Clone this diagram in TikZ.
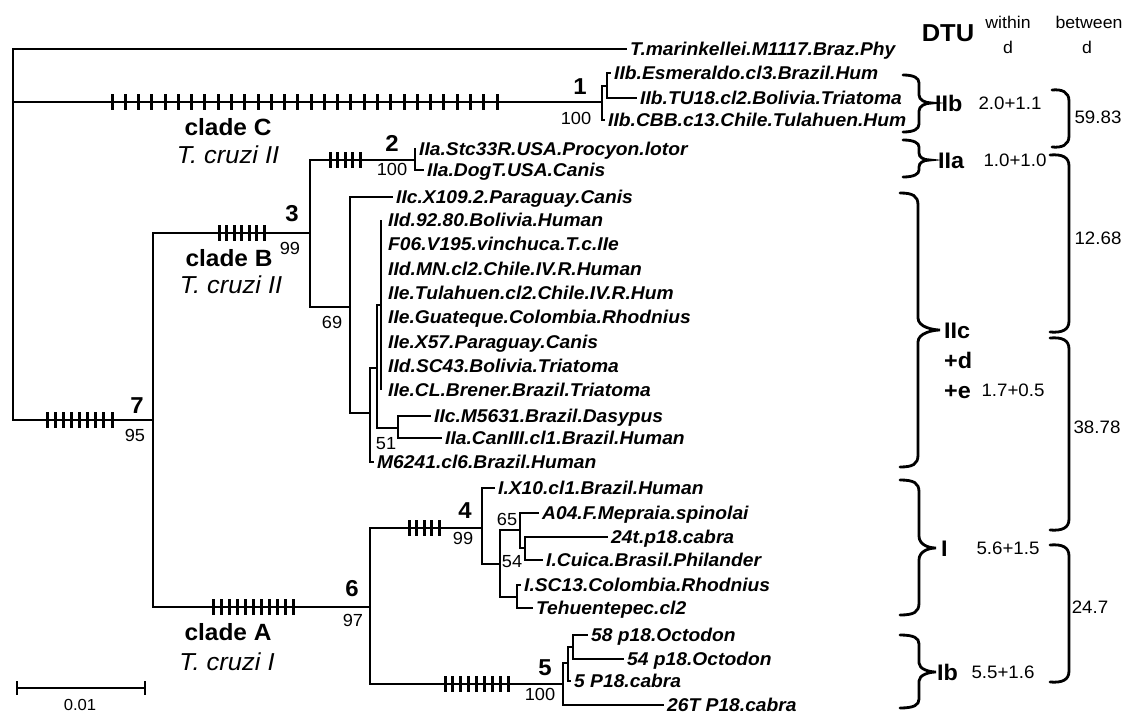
\documentclass[tikz,border=0pt]{standalone}
\usepackage{fontspec}
\setmainfont[FakeStretch=1.04]{Liberation Sans}
\newcommand\fTip{\fontsize{18.5}{21}\selectfont\bfseries\itshape}
\newcommand\fNum{\fontsize{23}{26}\selectfont\bfseries}
\newcommand\fBoot{\fontsize{17.5}{20}\selectfont}
\newcommand\fClade{\fontsize{23.5}{26}\selectfont\bfseries}
\newcommand\fCruzi{\fontsize{24.5}{27}\selectfont\itshape}
\newcommand\fDTU{\fontsize{24.5}{27}\selectfont\bfseries}
\newcommand\fHead{\fontsize{17}{19}\selectfont}
\newcommand\fGrp{\fontsize{22.5}{25}\selectfont\bfseries}
\newcommand\fVal{\fontsize{18}{21}\selectfont}
\newcommand\fBar{\fontsize{16}{19}\selectfont}
% ticks: x1, x2, y, n-1
\newcommand\tickrow[4]{\foreach \k in {0,...,#4}{\draw[tk] ({#1+\k*(#2-#1)/#4},#3-8) -- ++(0,16);}}
% DTU brace: x0, xv, xt, ytop, ymid, ybot, r
\newcommand\dbrace[7]{\draw[brace] (#1,#4) .. controls (#2-5,#4) and (#2,#4+3) .. (#2,#4+#7) -- (#2,#5-#7) .. controls (#2,#5-3) and (#3-7,#5) .. (#3,#5) .. controls (#3-7,#5) and (#2,#5+3) .. (#2,#5+#7) -- (#2,#6-#7) .. controls (#2,#6-3) and (#2-5,#6) .. (#1,#6);}
% between bracket: x0, xv, ytop, ybot
\newcommand\bbrace[4]{\draw[brace] (#1,#3) .. controls (#2-7,#3-1) and (#2,#3+2) .. (#2,#3+11) -- (#2,#4-11) .. controls (#2,#4-2) and (#2-7,#4+1) .. (#1,#4);}
\begin{document}
\begin{tikzpicture}[x=1pt,y=-1pt,
  br/.style={line width=2pt},
  tk/.style={line width=3pt},
  brace/.style={line width=2.8pt, line cap=round},
  tip/.style={font=\fTip, anchor=base west, inner sep=0pt, xshift=3pt, yshift=-6.6pt},
  num/.style={font=\fNum, anchor=base, inner sep=0pt, yshift=-8.2pt},
  boot/.style={font=\fBoot, anchor=base, inner sep=0pt, yshift=-6.3pt},
  clade/.style={font=\fClade, anchor=base, inner sep=0pt, yshift=-8.4pt},
  cruzi/.style={font=\fCruzi, anchor=base, inner sep=0pt, yshift=-8.8pt},
  head/.style={font=\fHead, anchor=base, inner sep=0pt, yshift=-6pt},
  grp/.style={font=\fGrp, anchor=base west, inner sep=0pt, yshift=-8pt},
  val/.style={font=\fVal, anchor=base, inner sep=0pt, yshift=-6.4pt}]
\useasboundingbox (0,0) rectangle (1128,715);
\fill[white] (0,0) rectangle (1128,715);
% ---------- internal nodes ----------
\coordinate (root) at (13,102);
\coordinate (n1) at (602,102);
\coordinate (n1a) at (607,86);
\coordinate (n7) at (153,420);
\coordinate (n3) at (310,233);
\coordinate (n2) at (415,160);
\coordinate (n69) at (350,307);
\coordinate (nC) at (370,413);
\coordinate (nB) at (377,368);
\coordinate (poly) at (381,305);
\coordinate (n51) at (398,428);
\coordinate (n6) at (370,607);
\coordinate (n4) at (482,528);
\coordinate (n54) at (500,564);
\coordinate (n65) at (520,530);
\coordinate (n65b) at (525,548);
\coordinate (nT) at (517,597);
\coordinate (n5) at (563,684);
\coordinate (n5a) at (568,663);
\coordinate (n5b) at (573,647);
% ---------- tips ----------
\coordinate (out) at (627,49);
\coordinate (esm) at (611,73);
\coordinate (tu) at (637,98);
\coordinate (cbb) at (605,120);
\coordinate (stc) at (416,149);
\coordinate (dog) at (424,170);
\coordinate (x109) at (393,197);
\coordinate (p1) at (381,220);
\coordinate (p2) at (381,244.3);
\coordinate (p3) at (381,268.6);
\coordinate (p4) at (381,292.9);
\coordinate (p5) at (381,317.1);
\coordinate (p6) at (381,341.4);
\coordinate (p7) at (381,365.7);
\coordinate (p8) at (381,390);
\coordinate (m56) at (431,416);
\coordinate (can) at (442,438);
\coordinate (m62) at (374,462);
\coordinate (x10) at (495,488);
\coordinate (a04) at (539,513);
\coordinate (t24) at (608,537);
\coordinate (cui) at (543,560);
\coordinate (sc13) at (521,585);
\coordinate (teh) at (533,608);
\coordinate (o58) at (588,635);
\coordinate (o54) at (624,659);
\coordinate (c5) at (571,681);
\coordinate (c26) at (664,705);
% ---------- branches ----------
\draw[br] (root) |- (out);
\draw[br] (root) |- (n1);
\draw[br] (root) |- (n7);
\draw[br] (n1) |- (n1a);
\draw[br] (n1) |- (cbb);
\draw[br] (n1a) |- (esm);
\draw[br] (n1a) |- (tu);
\draw[br] (n7) |- (n3);
\draw[br] (n7) |- (n6);
\draw[br] (n3) |- (n2);
\draw[br] (n3) |- (n69);
\draw[br] (n2) |- (stc);
\draw[br] (n2) |- (dog);
\draw[br] (n69) |- (x109);
\draw[br] (n69) |- (nC);
\draw[br] (nC) |- (nB);
\draw[br] (nC) |- (m62);
\draw[br] (nB) |- (poly);
\draw[br] (nB) |- (n51);
\draw[br] (poly) -- (p1);
\draw[br] (poly) -- (p8);
\draw[br] (n51) |- (m56);
\draw[br] (n51) |- (can);
\draw[br] (n6) |- (n4);
\draw[br] (n6) |- (n5);
\draw[br] (n4) |- (x10);
\draw[br] (n4) |- (n54);
\draw[br] (n54) |- (n65);
\draw[br] (n54) |- (nT);
\draw[br] (n65) |- (a04);
\draw[br] (n65) |- (n65b);
\draw[br] (n65b) |- (t24);
\draw[br] (n65b) |- (cui);
\draw[br] (nT) |- (sc13);
\draw[br] (nT) |- (teh);
\draw[br] (n5) |- (n5a);
\draw[br] (n5) |- (c26);
\draw[br] (n5a) |- (n5b);
\draw[br] (n5a) |- (c5);
\draw[br] (n5b) |- (o58);
\draw[br] (n5b) |- (o54);
% ---------- tick marks ----------
\tickrow{112}{497}{102}{29}
\tickrow{47}{112}{420}{8}
\tickrow{219}{264}{233}{6}
\tickrow{330}{360}{160}{4}
\tickrow{213}{293}{607}{10}
\tickrow{409}{439}{528}{4}
\tickrow{445}{508}{684}{8}
% ---------- tip labels ----------
\node[tip] (Lout) at (out) {T.marinkellei.M1117.Braz.Phy};
\node[tip] (Lesm) at (esm) {IIb.Esmeraldo.cl3.Brazil.Hum};
\node[tip] (Ltu) at (tu) {IIb.TU18.cl2.Bolivia.Triatoma};
\node[tip] (Lcbb) at (cbb) {IIb.CBB.c13.Chile.Tulahuen.Hum};
\node[tip] (Lstc) at (stc) {IIa.Stc33R.USA.Procyon.lotor};
\node[tip] (Ldog) at (dog) {IIa.DogT.USA.Canis};
\node[tip] (Lx109) at (x109) {IIc.X109.2.Paraguay.Canis};
\node[tip,xshift=4pt] (Lp1) at (p1) {IId.92.80.Bolivia.Human};
\node[tip,xshift=4pt] (Lp2) at (p2) {F06.V195.vinchuca.T.c.IIe};
\node[tip,xshift=4pt] (Lp3) at (p3) {IId.MN.cl2.Chile.IV.R.Human};
\node[tip,xshift=4pt] (Lp4) at (p4) {IIe.Tulahuen.cl2.Chile.IV.R.Hum};
\node[tip,xshift=4pt] (Lp5) at (p5) {IIe.Guateque.Colombia.Rhodnius};
\node[tip,xshift=4pt] (Lp6) at (p6) {IIe.X57.Paraguay.Canis};
\node[tip,xshift=4pt] (Lp7) at (p7) {IId.SC43.Bolivia.Triatoma};
\node[tip,xshift=4pt] (Lp8) at (p8) {IIe.CL.Brener.Brazil.Triatoma};
\node[tip] (Lm56) at (m56) {IIc.M5631.Brazil.Dasypus};
\node[tip] (Lcan) at (can) {IIa.CanIII.cl1.Brazil.Human};
\node[tip] (Lm62) at (m62) {M6241.cl6.Brazil.Human};
\node[tip] (Lx10) at (x10) {I.X10.cl1.Brazil.Human};
\node[tip] (La04) at (a04) {A04.F.Mepraia.spinolai};
\node[tip] (Lt24) at (t24) {24t.p18.cabra};
\node[tip] (Lcui) at (cui) {I.Cuica.Brasil.Philander};
\node[tip] (Lsc13) at (sc13) {I.SC13.Colombia.Rhodnius};
\node[tip] (Lteh) at (teh) {Tehuentepec.cl2};
\node[tip] (Lo58) at (o58) {58 p18.Octodon};
\node[tip] (Lo54) at (o54) {54 p18.Octodon};
\node[tip] (Lc5) at (c5) {5 P18.cabra};
\node[tip] (Lc26) at (c26) {26T P18.cabra};
% ---------- node numbers & support ----------
\node[num] (k1) at (580,86) {1};
\node[boot] (b1) at (576,118) {100};
\node[num] (k2) at (392,143) {2};
\node[boot] (b2) at (392,169) {100};
\node[num] (k3) at (292,213) {3};
\node[boot] (b3) at (290,248) {99};
\node[boot] (b69) at (332,322) {69};
\node[boot] (b51) at (386,443) {51};
\node[num] (k7) at (137,405) {7};
\node[boot] (b7) at (135,435) {95};
\node[num] (k6) at (352,588) {6};
\node[boot] (b6) at (353,620) {97};
\node[num] (k4) at (465,510) {4};
\node[boot] (b4) at (463,538) {99};
\node[boot] (b65) at (507,519) {65};
\node[boot] (b54) at (512,561) {54};
\node[num] (k5) at (545,667) {5};
\node[boot] (b5) at (540,694) {100};
% ---------- clade labels ----------
\node[clade] (cC) at (228,127) {clade C};
\node[cruzi] (tC) at (228,155) {T. cruzi II};
\node[clade] (cB) at (229,258) {clade B};
\node[cruzi] (tB) at (231,285) {T. cruzi II};
\node[clade] (cA) at (228,632) {clade A};
\node[cruzi] (tA) at (227,662) {T. cruzi I};
% ---------- scale bar ----------
\coordinate (sbL) at (17,688);
\coordinate (sbR) at (145,688);
\draw[br] (sbL) -- (sbR);
\draw[br] ([yshift=7pt]sbL) -- ([yshift=-7pt]sbL);
\draw[br] ([yshift=7pt]sbR) -- ([yshift=-7pt]sbR);
\node[font=\fBar, anchor=base, inner sep=0pt, yshift=-5.7pt] (sbt) at (80,705) {0.01};
% ---------- headers ----------
\node[font=\fDTU, anchor=base, inner sep=0pt, yshift=-8.8pt] (hD) at (948,33) {DTU};
\node[head] (hW) at (1008,22) {within};
\node[head] (hWd) at (1008,47) {d};
\node[head] (hB) at (1089,22) {between};
\node[head] (hBd) at (1087,47) {d};
% ---------- DTU braces ----------
\dbrace{903}{919}{932}{75}{103}{132}{8}
\dbrace{903}{919}{930}{140}{160}{177}{7}
\dbrace{900}{918}{940}{193}{330}{467}{12}
\dbrace{900}{919}{936}{480}{548}{615}{12}
\dbrace{900}{919}{936}{635}{672}{708}{9}
\node[grp] (gIIb) at (935,103) {IIb};
\node[grp] (gIIa) at (938,160) {IIa};
\node[grp] (gIIc) at (944,330) {IIc};
\node[grp] (gd) at (944,360) {+d};
\node[grp] (ge) at (944,390) {+e};
\node[grp] (gI) at (941,548) {I};
\node[grp] (gIb) at (937,672) {Ib};
\node[val] (vIIb) at (1010,103) {2.0+1.1};
\node[val] (vIIa) at (1015,160) {1.0+1.0};
\node[val] (vIIc) at (1013,390) {1.7+0.5};
\node[val] (vI) at (1008,548) {5.6+1.5};
\node[val] (vIb) at (1003,672) {5.5+1.6};
% ---------- between brackets ----------
\bbrace{1052}{1069}{90}{147}
\bbrace{1050}{1069}{155}{332}
\bbrace{1050}{1069}{338}{530}
\bbrace{1050}{1069}{545}{682}
\node[val] (d1) at (1098,117) {59.83};
\node[val] (d2) at (1098,238) {12.68};
\node[val] (d3) at (1097,427) {38.78};
\node[val] (d4) at (1090,607) {24.7};
\end{tikzpicture}
\end{document}
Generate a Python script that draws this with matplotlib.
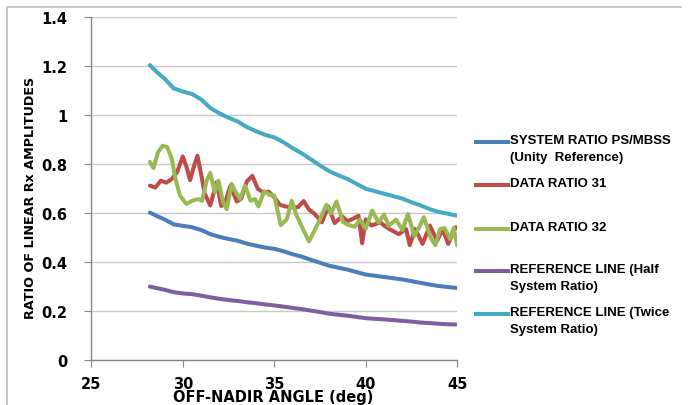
import matplotlib
matplotlib.use("Agg")
import matplotlib.pyplot as plt
from matplotlib.lines import Line2D

# values
sys_x = [28.2, 28.6, 29.0, 29.5, 30.0, 30.5, 31.0, 31.5, 32.0, 32.5, 33.0, 33.5,
         34.0, 34.5, 35.0, 35.5, 36.0, 36.5, 37.0, 37.5, 38.0, 38.5, 39.0, 39.5,
         40.0, 40.5, 41.0, 41.5, 42.0, 42.5, 43.0, 43.5, 44.0, 44.5, 45.0]
system_ratio = [0.603, 0.588, 0.575, 0.555, 0.549, 0.543, 0.532, 0.515, 0.504, 0.495,
                0.488, 0.476, 0.468, 0.460, 0.455, 0.445, 0.433, 0.423, 0.410, 0.398,
                0.386, 0.378, 0.370, 0.360, 0.350, 0.345, 0.340, 0.335, 0.330, 0.323,
                0.316, 0.309, 0.303, 0.299, 0.295]
ref_half = [0.301, 0.294, 0.288, 0.278, 0.273, 0.270, 0.264, 0.257, 0.251, 0.246,
            0.242, 0.237, 0.233, 0.228, 0.224, 0.219, 0.214, 0.209, 0.203, 0.197,
            0.190, 0.186, 0.182, 0.177, 0.172, 0.169, 0.167, 0.164, 0.161, 0.158,
            0.154, 0.152, 0.149, 0.147, 0.146]
ref_twice = [1.205, 1.175, 1.150, 1.110, 1.097, 1.087, 1.065, 1.030, 1.008, 0.990,
             0.975, 0.952, 0.935, 0.920, 0.910, 0.890, 0.866, 0.845, 0.820, 0.795,
             0.772, 0.755, 0.740, 0.720, 0.700, 0.690, 0.680, 0.670, 0.660, 0.645,
             0.632, 0.617, 0.605, 0.598, 0.590]

d31_x = [28.2, 28.5, 28.8, 29.1, 29.4, 29.7, 30.0, 30.2, 30.4, 30.6, 30.8, 31.0,
         31.2, 31.5, 31.85, 32.1, 32.3, 32.6, 32.95, 33.2, 33.5, 33.8, 34.1, 34.4,
         34.7, 35.0, 35.3, 35.6, 35.9, 36.3, 36.6, 36.9, 37.2, 37.6, 37.95, 38.3,
         38.7, 39.0, 39.3, 39.6, 39.8, 40.0, 40.3, 40.8, 41.0, 41.3, 41.8, 42.2,
         42.4, 42.7, 43.1, 43.5, 43.9, 44.2, 44.5, 44.9, 45.0]
data_31 = [0.713, 0.705, 0.733, 0.725, 0.740, 0.770, 0.832, 0.790, 0.735, 0.790,
           0.835, 0.760, 0.680, 0.632, 0.727, 0.630, 0.640, 0.713, 0.648, 0.660,
           0.730, 0.753, 0.700, 0.685, 0.688, 0.665, 0.635, 0.628, 0.625, 0.625,
           0.650, 0.615, 0.598, 0.563, 0.628, 0.560, 0.588, 0.568, 0.578, 0.590,
           0.478, 0.575, 0.550, 0.563, 0.550, 0.535, 0.515, 0.536, 0.470, 0.536,
           0.475, 0.550, 0.488, 0.536, 0.475, 0.543, 0.540]

d32_x = [28.2, 28.4, 28.65, 28.9, 29.15, 29.4, 29.6, 29.85, 30.2, 30.5, 30.85, 31.05,
         31.3, 31.5, 31.75, 31.95, 32.2, 32.4, 32.67, 32.85, 33.13, 33.4, 33.7, 33.95,
         34.13, 34.45, 34.75, 35.0, 35.35, 35.68, 35.95, 36.2, 36.6, 36.9, 37.2, 37.5,
         37.85, 38.1, 38.4, 38.75, 39.05, 39.4, 39.68, 40.0, 40.35, 40.7, 41.0, 41.25,
         41.65, 42.0, 42.3, 42.65, 42.9, 43.17, 43.55, 43.8, 44.05, 44.3, 44.6, 44.8, 45.0]
data_32 = [0.810, 0.785, 0.850, 0.876, 0.870, 0.822, 0.740, 0.672, 0.638, 0.651,
           0.658, 0.651, 0.733, 0.765, 0.686, 0.733, 0.645, 0.617, 0.720, 0.692,
           0.658, 0.713, 0.651, 0.658, 0.628, 0.690, 0.675, 0.672, 0.552, 0.575,
           0.651, 0.595, 0.530, 0.485, 0.530, 0.577, 0.635, 0.600, 0.648, 0.565,
           0.552, 0.545, 0.575, 0.538, 0.611, 0.562, 0.595, 0.549, 0.574, 0.532,
           0.597, 0.508, 0.540, 0.584, 0.500, 0.470, 0.535, 0.540, 0.495, 0.540, 0.468]

labels = ["SYSTEM RATIO PS/MBSS\n(Unity  Reference)", "DATA RATIO 31", "DATA RATIO 32",
          "REFERENCE LINE (Half\nSystem Ratio)", "REFERENCE LINE (Twice\nSystem Ratio)"]
colors = ["#4A7EBB", "#BE4B48", "#98B954", "#7D60A0", "#46AAC5"]

x_ticks = [25, 30, 35, 40, 45]
y_ticks = [0, 0.2, 0.4, 0.6, 0.8, 1.0, 1.2, 1.4]
y_tick_labels = ["0", "0.2", "0.4", "0.6", "0.8", "1", "1.2", "1.4"]

plt.rcParams['font.family'] = ['DejaVu Sans']
W, H = 688, 406
fig = plt.figure(figsize=(W / 100, H / 100), dpi=100)
ax = fig.add_axes([91.3 / W, 1 - 361.3 / H, 366 / W, 343 / H])

series = [(sys_x, system_ratio), (d31_x, data_31), (d32_x, data_32),
          (sys_x, ref_half), (sys_x, ref_twice)]
for (xs, ys), c in zip(series, colors):
    ax.plot(xs, ys, color=c, linewidth=2.9, solid_capstyle="round", solid_joinstyle="round")

ax.set_xlim(25, 45)
ax.set_ylim(0, 1.4)
ax.set_xticks(x_ticks)
ax.set_yticks(y_ticks)
ax.set_yticklabels(y_tick_labels)
for t in ax.get_xticklabels() + ax.get_yticklabels():
    t.set_fontweight("bold")
    t.set_fontsize(10.5)
ax.tick_params(axis="x", length=5, color="#868686", pad=6)
ax.tick_params(axis="y", length=5, color="#868686", pad=12)
ax.grid(True, axis="y", color="#C8C8C8", linewidth=1)
ax.set_axisbelow(True)
for s in ["top", "right"]:
    ax.spines[s].set_visible(False)
for s in ["left", "bottom"]:
    ax.spines[s].set_color("#868686")
    ax.spines[s].set_linewidth(1)

fig.text(273 / W, 1 - 398 / H, "OFF-NADIR ANGLE (deg)", ha="center", va="center",
         fontsize=10.5, fontweight="bold")
fig.text(31 / W, 1 - 198 / H, "RATIO OF LINEAR Rx AMPLITUDES", ha="center", va="center",
         rotation=90, fontsize=9.2, fontweight="bold")

# legend drawn by hand so the handles sit on the first text line
leg_y = [143, 186, 230, 272, 315]
for lab, c, y in zip(labels, colors, leg_y):
    fig.lines.append(Line2D([476 / W, 508 / W], [1 - y / H, 1 - y / H], color=c,
                            linewidth=2.9, transform=fig.transFigure))
    fig.text(510 / W, 1 - (y - 8) / H, lab, ha="left", va="top", fontsize=9.5,
             fontweight="bold", family=["Liberation Sans", "DejaVu Sans"], linespacing=1.55)

# thin frame around the chart area
fig.lines.append(Line2D([7 / W, 7 / W, 681 / W], [0, 1 - 8 / H, 1 - 8 / H],
                        color="#BEBEBE", linewidth=1.2, transform=fig.transFigure))

fig.savefig("out.png", dpi=100)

+ + + +

__Objective__
Quote only the lines running from the line with "Generate a Python" to the line with "from matplotlib.lines import Line2D", ends included, exactly as they appear and without the pictures.

__Task answer__
Generate a Python script that draws this with matplotlib.
import matplotlib
matplotlib.use("Agg")
import matplotlib.pyplot as plt
from matplotlib.lines import Line2D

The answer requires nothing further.